A fresh analysis of activity on X shows how regular users can influence the removal of misleading posts.

Researchers found that once a Community Note crosses the platform’s 0.4 helpfulness threshold and becomes public, authors delete those posts at a much higher rate. The data shows a clear increase. Posts with public notes are removed about thirty two percent more often than posts that receive only private evaluations.

The team relied on a regression discontinuity design that exploits the Community Notes threshold. Notes just above the cutoff appear publicly while nearly identical notes just below stay hidden. That split allows a clean comparison of similar posts. The researchers applied the approach across a dataset of 264,600 posts that had at least one note. The sample spans two key windows. The first runs through June to August 2024 before the US presidential election. The second covers January to February 2025. The effect is present in both periods.

The data points to reputation pressure as the main driver. When a note becomes public, it signals that the original claim may be inaccurate. Users respond to that social cue, and those with large audiences tend to react faster. Verified accounts delete noted posts at higher rates and often sooner than unverified accounts.
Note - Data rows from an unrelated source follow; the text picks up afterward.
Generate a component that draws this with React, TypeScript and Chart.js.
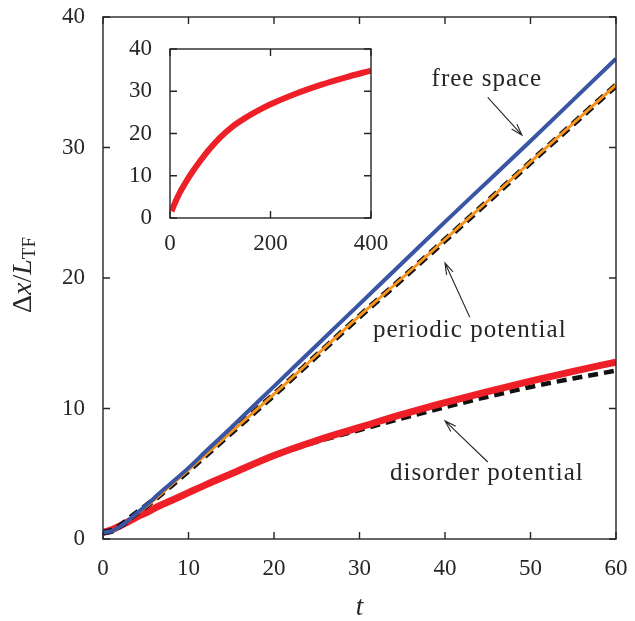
import React, { useEffect, useRef } from "react";
import { Chart, registerables } from "chart.js";

Chart.register(...registerables);

// ---- data ----
const timeMain = [0, 1, 2, 3, 4, 5, 6, 8, 10, 12, 15, 20, 25, 30, 35, 40, 45, 50, 55, 60];
const freeSpace = [0.5, 0.6, 0.95, 1.45, 2.0, 2.55, 3.15, 4.3, 5.45, 6.7, 8.55, 11.7, 14.85, 18.0, 21.15, 24.3, 27.4, 30.5, 33.65, 36.8];
const periodicSim = [0.5, 0.6, 0.95, 1.45, 1.95, 2.45, 3.0, 4.15, 5.3, 6.45, 8.2, 11.1, 14.1, 17.1, 20.0, 22.95, 25.9, 28.9, 31.85, 34.8];
const periodicModel = [0.5, 0.62, 1.0, 1.5, 2.02, 2.5, 3.03, 4.13, 5.26, 6.41, 8.16, 11.06, 14.06, 17.06, 19.96, 22.91, 25.86, 28.86, 31.81, 34.76];
const disorderSim = [0.5, 0.7, 1.0, 1.35, 1.7, 2.0, 2.35, 2.95, 3.55, 4.15, 5.0, 6.4, 7.55, 8.55, 9.55, 10.45, 11.3, 12.1, 12.85, 13.55];
const disorderModel = [0.5, 0.7, 1.0, 1.35, 1.7, 2.0, 2.35, 2.95, 3.55, 4.15, 5.0, 6.35, 7.45, 8.35, 9.25, 10.1, 10.9, 11.65, 12.3, 12.9];

const timeInset = [3, 10, 20, 30, 45, 60, 80, 100, 125, 150, 175, 200, 250, 300, 350, 400];
const disorderLong = [1.6, 3.6, 6.1, 8.2, 11.0, 13.5, 16.5, 19.1, 21.7, 23.7, 25.4, 26.9, 29.4, 31.5, 33.3, 34.9];

const mainXTicks = [0, 10, 20, 30, 40, 50, 60];
const mainYTicks = [0, 10, 20, 30, 40];
const insetXTicks = [0, 200, 400];
const insetYTicks = [0, 10, 20, 30, 40];

const annotationLabels = ["free space", "periodic potential", "disorder potential"];
// placement in data coordinates: text centre, arrow tail, arrow head
const annotationPlacement = [
  { tx: 44.9, ty: 35.2, x0: 45.0, y0: 33.85, x1: 49.0, y1: 30.95 },
  { tx: 42.9, ty: 16.0, x0: 42.9, y0: 17.0, x1: 40.0, y1: 21.15 },
  { tx: 44.9, ty: 5.05, x0: 45.0, y0: 5.9, x1: 40.0, y1: 9.05 },
];

const SERIF = '"Liberation Serif", "DejaVu Serif", serif';
const INK = "#262626";

const pts = (xs: number[], ys: number[]) => xs.map((x, i) => ({ x, y: ys[i] }));

function framePlugin(xt: number[], yt: number[], len: number) {
  return {
    id: "frameTicks",
    afterDraw(chart: any) {
      const { ctx, chartArea: a, scales } = chart;
      ctx.save();
      ctx.strokeStyle = INK;
      ctx.lineWidth = 1.4;
      ctx.beginPath();
      xt.forEach((v) => {
        const p = scales.x.getPixelForValue(v);
        ctx.moveTo(p, a.bottom);
        ctx.lineTo(p, a.bottom - len);
        ctx.moveTo(p, a.top);
        ctx.lineTo(p, a.top + len);
      });
      yt.forEach((v) => {
        const p = scales.y.getPixelForValue(v);
        ctx.moveTo(a.left, p);
        ctx.lineTo(a.left + len, p);
        ctx.moveTo(a.right, p);
        ctx.lineTo(a.right - len, p);
      });
      ctx.stroke();
      ctx.strokeRect(a.left, a.top, a.right - a.left, a.bottom - a.top);
      ctx.restore();
    },
  };
}

type Run = { text: string; font: string; dy?: number };
function drawRuns(ctx: CanvasRenderingContext2D, runs: Run[], cx: number, cy: number) {
  let total = 0;
  const widths = runs.map((r) => {
    ctx.font = r.font;
    const w = ctx.measureText(r.text).width;
    total += w;
    return w;
  });
  let x = cx - total / 2;
  ctx.textAlign = "left";
  ctx.textBaseline = "alphabetic";
  runs.forEach((r, i) => {
    ctx.font = r.font;
    ctx.fillText(r.text, x, cy + (r.dy || 0));
    x += widths[i];
  });
}

const labelsPlugin = {
  id: "labelsAndNotes",
  afterDatasetsDraw(chart: any) {
    const { ctx, chartArea: a, scales } = chart;
    const sx = scales.x, sy = scales.y;
    ctx.save();
    ctx.fillStyle = INK;
    ctx.strokeStyle = INK;
    // annotations
    annotationLabels.forEach((lab, i) => {
      const p = annotationPlacement[i];
      ctx.font = `25px ${SERIF}`;
      (ctx as any).letterSpacing = "1px";
      ctx.textAlign = "center";
      ctx.textBaseline = "middle";
      ctx.fillText(lab, sx.getPixelForValue(p.tx), sy.getPixelForValue(p.ty));
      (ctx as any).letterSpacing = "0px";
      const x0 = sx.getPixelForValue(p.x0), y0 = sy.getPixelForValue(p.y0);
      const x1 = sx.getPixelForValue(p.x1), y1 = sy.getPixelForValue(p.y1);
      ctx.lineWidth = 1.1;
      ctx.beginPath();
      ctx.moveTo(x0, y0);
      ctx.lineTo(x1, y1);
      const ang = Math.atan2(y1 - y0, x1 - x0);
      const hl = 12, hw = 0.3;
      ctx.moveTo(x1 - hl * Math.cos(ang - hw), y1 - hl * Math.sin(ang - hw));
      ctx.lineTo(x1, y1);
      ctx.lineTo(x1 - hl * Math.cos(ang + hw), y1 - hl * Math.sin(ang + hw));
      ctx.stroke();
    });
    // x axis title
    drawRuns(ctx, [{ text: "t", font: `italic 27px ${SERIF}` }], (a.left + a.right) / 2, 615);
    // y axis title
    ctx.translate(31, (a.top + a.bottom) / 2 - 3);
    ctx.rotate(-Math.PI / 2);
    drawRuns(
      ctx,
      [
        { text: "Δ", font: `28px ${SERIF}` },
        { text: "x", font: `italic 28px ${SERIF}` },
        { text: "/", font: `28px ${SERIF}` },
        { text: "L", font: `italic 28px ${SERIF}` },
        { text: "TF", font: `19px ${SERIF}`, dy: 4 },
      ],
      0,
      0
    );
    ctx.restore();
  },
};

const noPad = (s: any) => {
  s.paddingTop = 0;
  s.paddingBottom = 0;
  s.paddingLeft = 0;
  s.paddingRight = 0;
};

export default function App() {
  const mainRef = useRef<HTMLCanvasElement>(null);
  const insetRef = useRef<HTMLCanvasElement>(null);

  useEffect(() => {
    const tickFont = { family: SERIF, size: 23 };
    const main = new Chart(mainRef.current!, {
      type: "line",
      data: {
        datasets: [
          { data: pts(timeMain, freeSpace), borderColor: "#3a55a4", borderWidth: 4 },
          { data: pts(timeMain, periodicSim), borderColor: "#f7941d", borderWidth: 3 },
          { data: pts(timeMain, periodicModel), borderColor: "#111", borderWidth: 6, borderDash: [10, 6] },
          { data: pts(timeMain, disorderSim), borderColor: "#ee1f27", borderWidth: 7 },
          { data: pts(timeMain, disorderModel), borderColor: "#111", borderWidth: 4.5, borderDash: [10, 6] },
        ].map((d) => ({ ...d, pointRadius: 0, fill: false, cubicInterpolationMode: "monotone" as const })),
      },
      options: {
        animation: false,
        responsive: false,
        events: [],
        layout: { padding: { left: 0, right: 19, top: 17, bottom: 0 } },
        plugins: { legend: { display: false }, tooltip: { enabled: false } },
        scales: {
          x: {
            type: "linear",
            min: 0,
            max: 60,
            grid: { display: false, drawTicks: false },
            border: { display: false },
            ticks: { stepSize: 10, font: tickFont, color: INK, padding: 16, maxRotation: 0 },
            afterFit: (s: any) => { s.height = 82; noPad(s); },
          },
          y: {
            type: "linear",
            min: 0,
            max: 40,
            grid: { display: false, drawTicks: false },
            border: { display: false },
            ticks: { stepSize: 10, font: tickFont, color: INK, padding: 18 },
            afterFit: (s: any) => { s.width = 103; noPad(s); },
          },
        },
      },
      plugins: [framePlugin(mainXTicks, mainYTicks, 7), labelsPlugin],
    });

    const inset = new Chart(insetRef.current!, {
      type: "line",
      data: {
        datasets: [
          {
            data: pts(timeInset, disorderLong),
            borderColor: "#ee1f27",
            borderWidth: 6,
            pointRadius: 0,
            fill: false,
            cubicInterpolationMode: "monotone",
          },
        ],
      },
      options: {
        animation: false,
        responsive: false,
        events: [],
        layout: { padding: { left: 0, right: 19, top: 24, bottom: 0 } },
        plugins: { legend: { display: false }, tooltip: { enabled: false } },
        scales: {
          x: {
            type: "linear",
            min: 0,
            max: 400,
            grid: { display: false, drawTicks: false },
            border: { display: false },
            ticks: { stepSize: 200, font: tickFont, color: INK, padding: 12, maxRotation: 0 },
            afterFit: (s: any) => { s.height = 52; noPad(s); },
          },
          y: {
            type: "linear",
            min: 0,
            max: 40,
            grid: { display: false, drawTicks: false },
            border: { display: false },
            ticks: { stepSize: 10, font: tickFont, color: INK, padding: 18 },
            afterFit: (s: any) => { s.width = 70; noPad(s); },
          },
        },
      },
      plugins: [framePlugin(insetXTicks, insetYTicks, 7)],
    });

    return () => {
      main.destroy();
      inset.destroy();
    };
  }, []);

  return (
    <div style={{ position: "fixed", left: 0, top: 0, width: 635, height: 621, background: "#fff" }}>
      <canvas ref={mainRef} width={635} height={621} style={{ position: "absolute", left: 0, top: 0 }} />
      <canvas ref={insetRef} width={290} height={245} style={{ position: "absolute", left: 100, top: 25 }} />
    </div>
  );
}
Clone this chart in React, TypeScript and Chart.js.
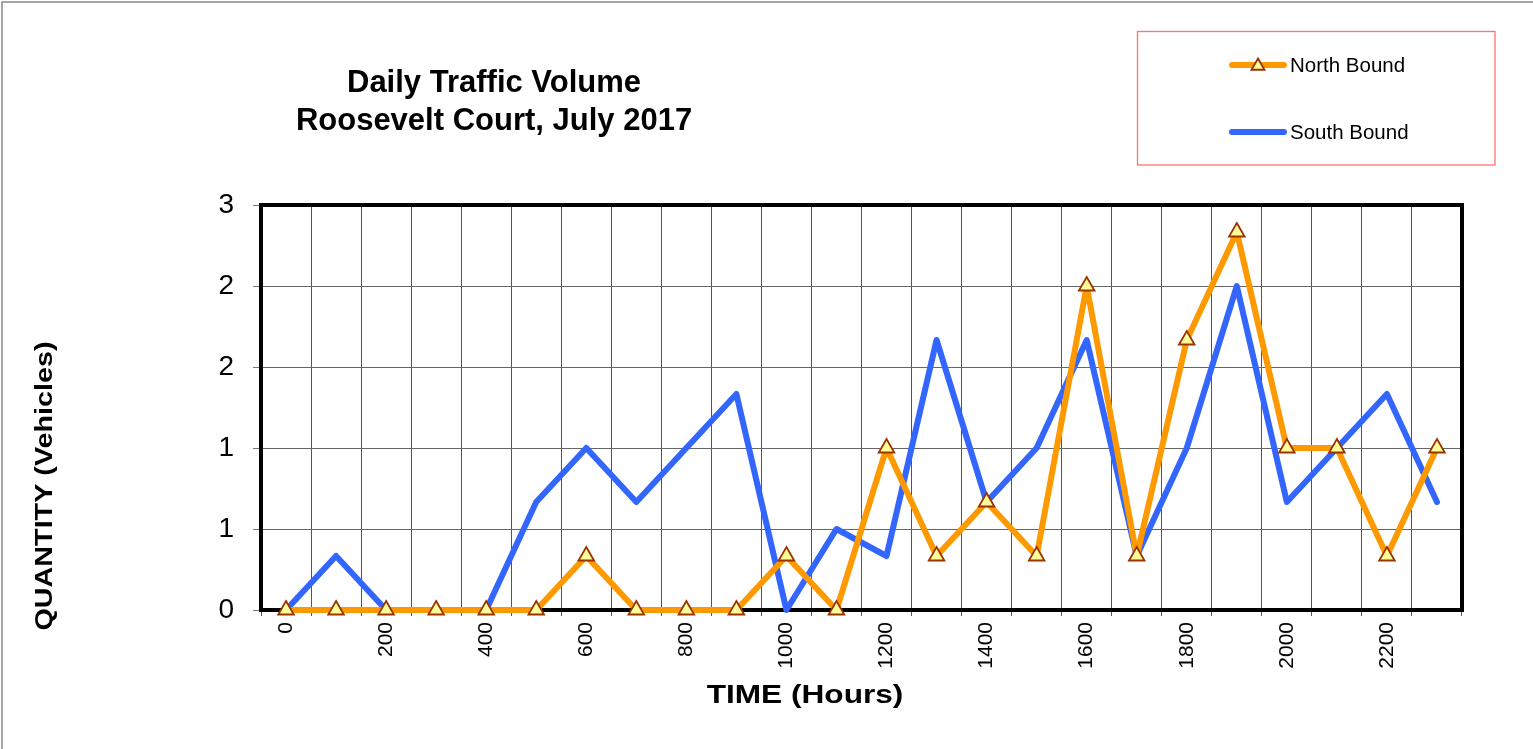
import React, { useEffect, useRef } from 'react';
import { Chart, registerables } from 'chart.js';

Chart.register(...registerables);

// ---- data ----
const hours: string[] = ['0', '100', '200', '300', '400', '500', '600', '700', '800', '900', '1000', '1100', '1200', '1300', '1400', '1500', '1600', '1700', '1800', '1900', '2000', '2100', '2200', '2300'];
const northBound: number[] = [0, 0, 0, 0, 0, 0, 0.4, 0, 0, 0, 0.4, 0, 1.2, 0.4, 0.8, 0.4, 2.4, 0.4, 2.0, 2.8, 1.2, 1.2, 0.4, 1.2];
const southBound: number[] = [0, 0.4, 0, 0, 0, 0.8, 1.2, 0.8, 1.2, 1.6, 0, 0.6, 0.4, 2.0, 0.8, 1.2, 2.0, 0.4, 1.2, 2.4, 0.8, 1.2, 1.6, 0.8];
const seriesNames: string[] = ['North Bound', 'South Bound'];
const yMin = 0;
const yMax = 3;
const yStep = 0.6;
const titleLines: string[] = ['Daily Traffic Volume', 'Roosevelt Court, July 2017'];
const xTitle = 'TIME (Hours)';
const yTitle = 'QUANTITY (Vehicles)';

const FONT = '"Liberation Sans", Arial, Helvetica, sans-serif';
const ORANGE = '#FF9900';
const BLUE = '#3366FF';
const MARKER_FILL = '#FFFF99';
const MARKER_EDGE = '#993300';

function drawTriangle(ctx: CanvasRenderingContext2D, x: number, y: number, r: number) {
  ctx.beginPath();
  for (let i = 0; i < 3; i++) {
    const a = (i * 2 * Math.PI) / 3;
    const px = x + Math.sin(a) * r;
    const py = y - Math.cos(a) * r;
    if (i === 0) ctx.moveTo(px, py);
    else ctx.lineTo(px, py);
  }
  ctx.closePath();
  ctx.fillStyle = MARKER_FILL;
  ctx.fill();
  ctx.lineWidth = 1.8;
  ctx.strokeStyle = MARKER_EDGE;
  ctx.stroke();
}

const decorPlugin = {
  id: 'decor',
  beforeDatasetsDraw(chart: any) {
    const { ctx, chartArea } = chart;
    ctx.save();
    ctx.lineWidth = 4;
    ctx.strokeStyle = '#000';
    ctx.strokeRect(chartArea.left, chartArea.top, chartArea.right - chartArea.left, chartArea.bottom - chartArea.top);
    ctx.restore();
  },
  afterDraw(chart: any) {
    const { ctx } = chart;
    ctx.save();
    // outer frame (top + left)
    ctx.strokeStyle = '#8a8a8a';
    ctx.lineWidth = 1.5;
    ctx.beginPath();
    ctx.moveTo(2, chart.height);
    ctx.lineTo(2, 2);
    ctx.lineTo(chart.width, 2);
    ctx.stroke();

    // title
    ctx.fillStyle = '#000';
    ctx.textAlign = 'center';
    ctx.textBaseline = 'alphabetic';
    ctx.font = `bold 31px ${FONT}`;
    ctx.fillText(titleLines[0], 494, 92);
    ctx.fillText(titleLines[1], 494, 130);

    // x axis title (stretched horizontally)
    ctx.save();
    ctx.font = `bold 25.5px ${FONT}`;
    ctx.translate(805, 703);
    ctx.scale(1.24, 1);
    ctx.fillText(xTitle, 0, 0);
    ctx.restore();

    // y axis title
    ctx.save();
    ctx.font = `bold 23px ${FONT}`;
    ctx.translate(52, 486);
    ctx.rotate(-Math.PI / 2);
    ctx.scale(1.25, 1);
    ctx.fillText(yTitle, 0, 0);
    ctx.restore();

    // legend
    ctx.strokeStyle = '#FF7070';
    ctx.lineWidth = 1.3;
    ctx.strokeRect(1137.5, 31.5, 357.5, 133.5);
    ctx.lineCap = 'round';
    ctx.lineWidth = 6;
    ctx.strokeStyle = ORANGE;
    ctx.beginPath();
    ctx.moveTo(1232, 65);
    ctx.lineTo(1284, 65);
    ctx.stroke();
    drawTriangle(ctx, 1258, 66, 7.5);
    ctx.strokeStyle = BLUE;
    ctx.lineWidth = 6;
    ctx.beginPath();
    ctx.moveTo(1232, 132);
    ctx.lineTo(1284, 132);
    ctx.stroke();
    ctx.fillStyle = '#000';
    ctx.textAlign = 'left';
    ctx.font = `20.5px ${FONT}`;
    ctx.fillText(seriesNames[0], 1290, 72);
    ctx.fillText(seriesNames[1], 1290, 138.5);
    ctx.restore();
  },
};

export default function App() {
  const canvasRef = useRef<HTMLCanvasElement | null>(null);

  useEffect(() => {
    const canvas = canvasRef.current;
    if (!canvas) return;
    Chart.defaults.font.family = FONT;
    const chart = new Chart(canvas, {
      type: 'line',
      data: {
        labels: hours,
        datasets: [
          {
            label: seriesNames[0],
            data: northBound,
            borderColor: ORANGE,
            backgroundColor: ORANGE,
            borderWidth: 6,
            borderJoinStyle: 'round',
            borderCapStyle: 'round',
            tension: 0,
            pointStyle: 'triangle',
            pointRadius: 9,
            pointHoverRadius: 9,
            pointBackgroundColor: MARKER_FILL,
            pointBorderColor: MARKER_EDGE,
            pointBorderWidth: 1.8,
            clip: false,
          } as any,
          {
            label: seriesNames[1],
            data: southBound,
            borderColor: BLUE,
            backgroundColor: BLUE,
            borderWidth: 6,
            borderJoinStyle: 'round',
            borderCapStyle: 'round',
            tension: 0,
            pointRadius: 0,
            pointHoverRadius: 0,
            clip: false,
          } as any,
        ],
      },
      options: {
        responsive: false,
        animation: false,
        devicePixelRatio: 1,
        layout: { padding: { left: 0, top: 205, right: 71, bottom: 0 } },
        plugins: {
          legend: { display: false },
          title: { display: false },
          tooltip: { enabled: false },
        },
        events: [],
        scales: {
          x: {
            type: 'category',
            offset: true,
            grid: {
              offset: true,
              color: '#555',
              lineWidth: 1,
              drawTicks: true,
              tickLength: 6,
              tickColor: '#555',
            },
            border: { display: false },
            ticks: {
              autoSkip: false,
              minRotation: 90,
              maxRotation: 90,
              padding: 6,
              color: '#000',
              font: { size: 21, family: FONT },
              callback: (_v: any, i: number) => (i % 2 === 0 ? hours[i] : ''),
            },
            afterFit: (scale: any) => {
              scale.height = 139;
            },
          },
          y: {
            type: 'linear',
            min: yMin,
            max: yMax,
            grid: {
              color: '#666',
              lineWidth: 1,
              drawTicks: true,
              tickLength: 8,
              tickColor: '#777',
            },
            border: { display: false },
            ticks: {
              stepSize: yStep,
              padding: 19,
              color: '#000',
              font: { size: 28, family: FONT },
              callback: (v: any) => String(Math.round(Number(v))),
            },
            afterFit: (scale: any) => {
              scale.width = 261;
            },
          },
        },
      },
      plugins: [decorPlugin],
    });
    return () => chart.destroy();
  }, []);

  return (
    <div style={{ position: 'absolute', left: 0, top: 0, width: 1533, height: 749, background: '#fff' }}>
      <canvas ref={canvasRef} width={1533} height={749} style={{ display: 'block' }} />
    </div>
  );
}
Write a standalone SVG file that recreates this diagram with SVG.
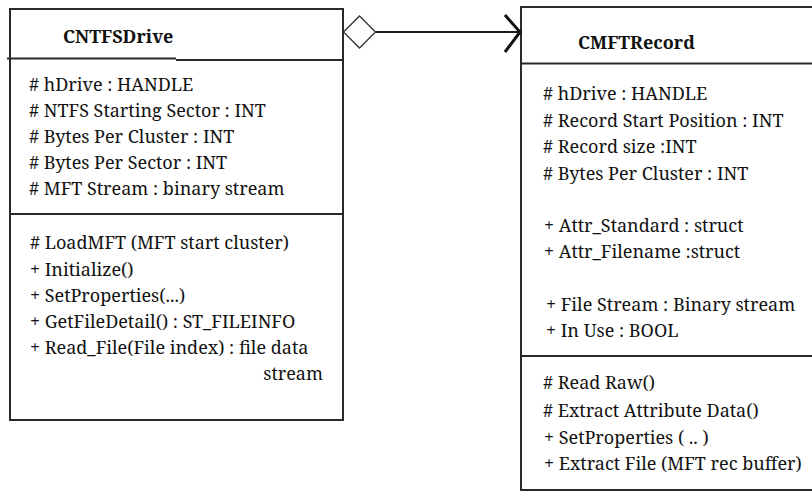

Posts that draw heavy engagement also come down more quickly once a public note appears.

Timing plays a role. The survival analysis in the study shows that public notes not only increase the chance of deletion but also shorten the time until it happens among posts that do get retracted. Private notes do not produce the same outcome.

The supplemental material reveals some patterns that hint at opportunistic posting. A small set of tweets show unusually high engagement relative to the size of the author’s audience. Some rely on emotional phrasing or attach hashtags that do not match the text. These groups delete posts at higher rates once public notes appear. The study frames this as partial support for opportunistic behavior rather than firm proof.

Community Notes occupies a different space than many other interventions used by large platforms. Tools like pre bunking, contextual labels, warning cues, nudges, redirect features, visibility reduction, and account sanctions rely more heavily on centralized design or expert review. Community Notes works through users themselves, which makes it non punitive and scalable. The study describes it as a complementary layer, not a replacement for stricter actions when content is harmful.

The results point to a simple mechanism. Public peer corrections can shift behavior without forcing removals. They prompt authors to reconsider their own posts. The researchers argue that this voluntary response may offer a stable way to limit misleading claims in environments where mandatory removal can provoke resistance.